You stole my diary – maybe one hundred pages of it. I never knew it either. Judging by the pages it was about one and one-half years ago. I always imagined my diary being a treasure for you after I died. Always trusted that my privacy in that respect was understood by all of you to be inviolate and was respected accordingly. And I promise you now I extended the same respect to you. But you did want to know me through my writing, and you did not want to wait until I died. We have been closer in the last couple years than in the five or six or seven before that – how can I be mad at you? I am glad you did it, since it appears from my perspective that reading it did help rather than hinder our relationship. Exactly what motivated you to do something that I know you knew was "wrong" is a question for when we are back together again – but it is also fodder for the "Bekah knew she was going to die" theory.

I do wonder if you knew you were going to die, but I resist believing it. Resist with all I am just about. I’ve come to believe that you probably did get feelings or messages that were unequivocal in their meaning – that last most spooky poem having been produced pursuant to one of those episodes. At the same time such feelings come over a lot of people especially during their teens/adolescence, so I also believe that you did not believe your psychic visions of early death. and I hope they were not frequent and did not terrify or sadden you. If so you kept that to yourself.

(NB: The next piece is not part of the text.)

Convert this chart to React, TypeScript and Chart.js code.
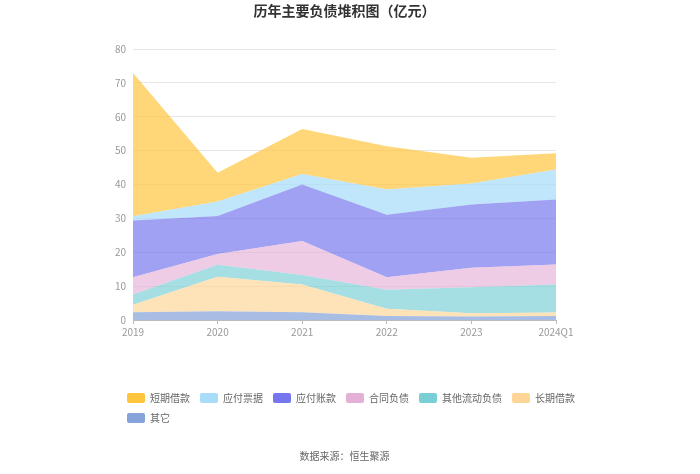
import React, { useEffect, useRef } from "react";
import { Chart, registerables } from "chart.js";

Chart.register(...registerables);

const categories = ["2019", "2020", "2021", "2022", "2023", "2024Q1"];

// stacked from bottom to top
const qitaValues = [2.3, 2.6, 2.3, 1.2, 1.0, 1.2];
const changqiJiekuanValues = [2.2, 10.2, 8.2, 2.1, 1.0, 1.0];
const qitaLiudongValues = [3.0, 3.5, 2.8, 5.6, 7.7, 8.3];
const hetongFuzhaiValues = [5.1, 3.2, 10.0, 3.7, 5.7, 5.9];
const yingfuZhangkuanValues = [16.8, 11.2, 16.7, 18.5, 18.7, 19.2];
const yingfuPiaojuValues = [1.2, 4.3, 3.1, 7.4, 6.2, 8.8];
const duanqiJiekuanValues = [42.3, 8.5, 13.3, 12.8, 7.6, 4.8];

const seriesNames = ["其它", "长期借款", "其他流动负债", "合同负债", "应付账款", "应付票据", "短期借款"];
const seriesValues = [
  qitaValues,
  changqiJiekuanValues,
  qitaLiudongValues,
  hetongFuzhaiValues,
  yingfuZhangkuanValues,
  yingfuPiaojuValues,
  duanqiJiekuanValues,
];
const legendColors = ["#86A4DA", "#FFD597", "#7ACFD6", "#E5B0D8", "#7575EE", "#A8DCF9", "#FFC53F"];
const fillColors = [
  "rgba(134,164,218,0.72)",
  "rgba(255,213,151,0.68)",
  "rgba(122,207,214,0.68)",
  "rgba(229,176,216,0.65)",
  "rgba(117,117,238,0.68)",
  "rgba(168,220,249,0.72)",
  "rgba(255,197,63,0.70)",
];

const yTickValues = [0, 10, 20, 30, 40, 50, 60, 70, 80];

const FONT = '"Noto Sans CJK SC", "Noto Sans", sans-serif';

export default function App() {
  const ref = useRef<HTMLCanvasElement | null>(null);

  useEffect(() => {
    if (!ref.current) return;
    const chart = new Chart(ref.current, {
      type: "line",
      data: {
        labels: categories,
        datasets: seriesNames.map((name, i) => ({
          label: name,
          data: seriesValues[i],
          backgroundColor: fillColors[i],
          borderColor: "rgba(0,0,0,0)",
          borderWidth: 0,
          pointRadius: 0,
          pointHoverRadius: 0,
          tension: 0,
          fill: i === 0 ? "origin" : "-1",
        })),
      },
      options: {
        responsive: false,
        animation: false,
        layout: { padding: { left: 117, right: 90, top: 0, bottom: 0 } },
        font: { family: FONT },
        scales: {
          x: {
            type: "category",
            offset: false,
            grid: {
              display: true,
              drawOnChartArea: false,
              drawTicks: true,
              tickLength: 4,
              color: "#bbbbbb",
            },
            border: { display: true, color: "#bbbbbb" },
            ticks: {
              autoSkip: false,
              maxRotation: 0,
              padding: 2,
              color: "#999999",
              font: { family: FONT, size: 10 },
            },
            afterFit: (s: any) => {
              s.height = 63;
            },
          },
          y: {
            stacked: true,
            min: 0,
            max: 80,
            afterBuildTicks: (s: any) => {
              s.ticks = yTickValues.map((v) => ({ value: v }));
            },
            grid: { color: "#e6e6e6", drawTicks: false },
            border: { display: false },
            ticks: {
              padding: 7,
              color: "#999999",
              font: { family: FONT, size: 10 },
            },
            afterFit: (s: any) => {
              s.width = 16;
              // do not clip tick labels to the narrow axis box
              s._computeLabelArea = () => undefined;
            },
          },
          yR: {
            position: "right",
            display: true,
            grid: { display: false },
            border: { display: false },
            ticks: { display: false },
            afterFit: (s: any) => {
              s.width = 54;
            },
          },
        },
        plugins: {
          tooltip: { enabled: false },
          title: {
            display: true,
            text: "历年主要负债堆积图（亿元）",
            fullSize: false,
            color: "#333333",
            font: { family: FONT, size: 14, weight: "bold", lineHeight: 1.2 },
            padding: { top: 2.6, bottom: 29.6 },
          },
          subtitle: {
            display: true,
            position: "bottom",
            fullSize: false,
            text: "数据来源：恒生聚源",
            color: "#666666",
            font: { family: FONT, size: 10, lineHeight: 1.2 },
            padding: { top: 17, bottom: 12 },
          },
          legend: {
            display: true,
            position: "bottom",
            align: "start",
            reverse: true,
            labels: {
              boxWidth: 18,
              boxHeight: 10,
              padding: 10,
              color: "#666666",
              font: { family: FONT, size: 10 },
              generateLabels: (c: any) => {
                const items = (Chart.defaults.plugins.legend.labels as any).generateLabels(c);
                return items.map((it: any) => ({
                  ...it,
                  fillStyle: legendColors[it.datasetIndex],
                  strokeStyle: "rgba(0,0,0,0)",
                  lineWidth: 0,
                  borderRadius: 2,
                }));
              },
            },
          },
        },
      } as any,
    });
    return () => chart.destroy();
  }, []);

  return (
    <div style={{ position: "absolute", left: 0, top: 0, width: 700, height: 474, background: "#fff" }}>
      <canvas ref={ref} width={700} height={474} style={{ display: "block" }} />
    </div>
  );
}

Unless you tell me otherwise Bekah – and I do mean a major visitation from my girl from beyond her grave – I will never believe that you wanted to die, that you were supposed to die, or that you expected to die when you did. It is too much to ask of a bereaved mother of a murder victim that she embrace the concept of predestiny and apply it to the circumstances of your death. Not. Too horrible, bloody, gruesome. Your killer’s fate as well as your own was decided on July 19 – and both were decided by her. The inhumane actions of this – monster –her indifference to the magnitude of her crime, as well as to any information about her victim! tell me this is a true murderer.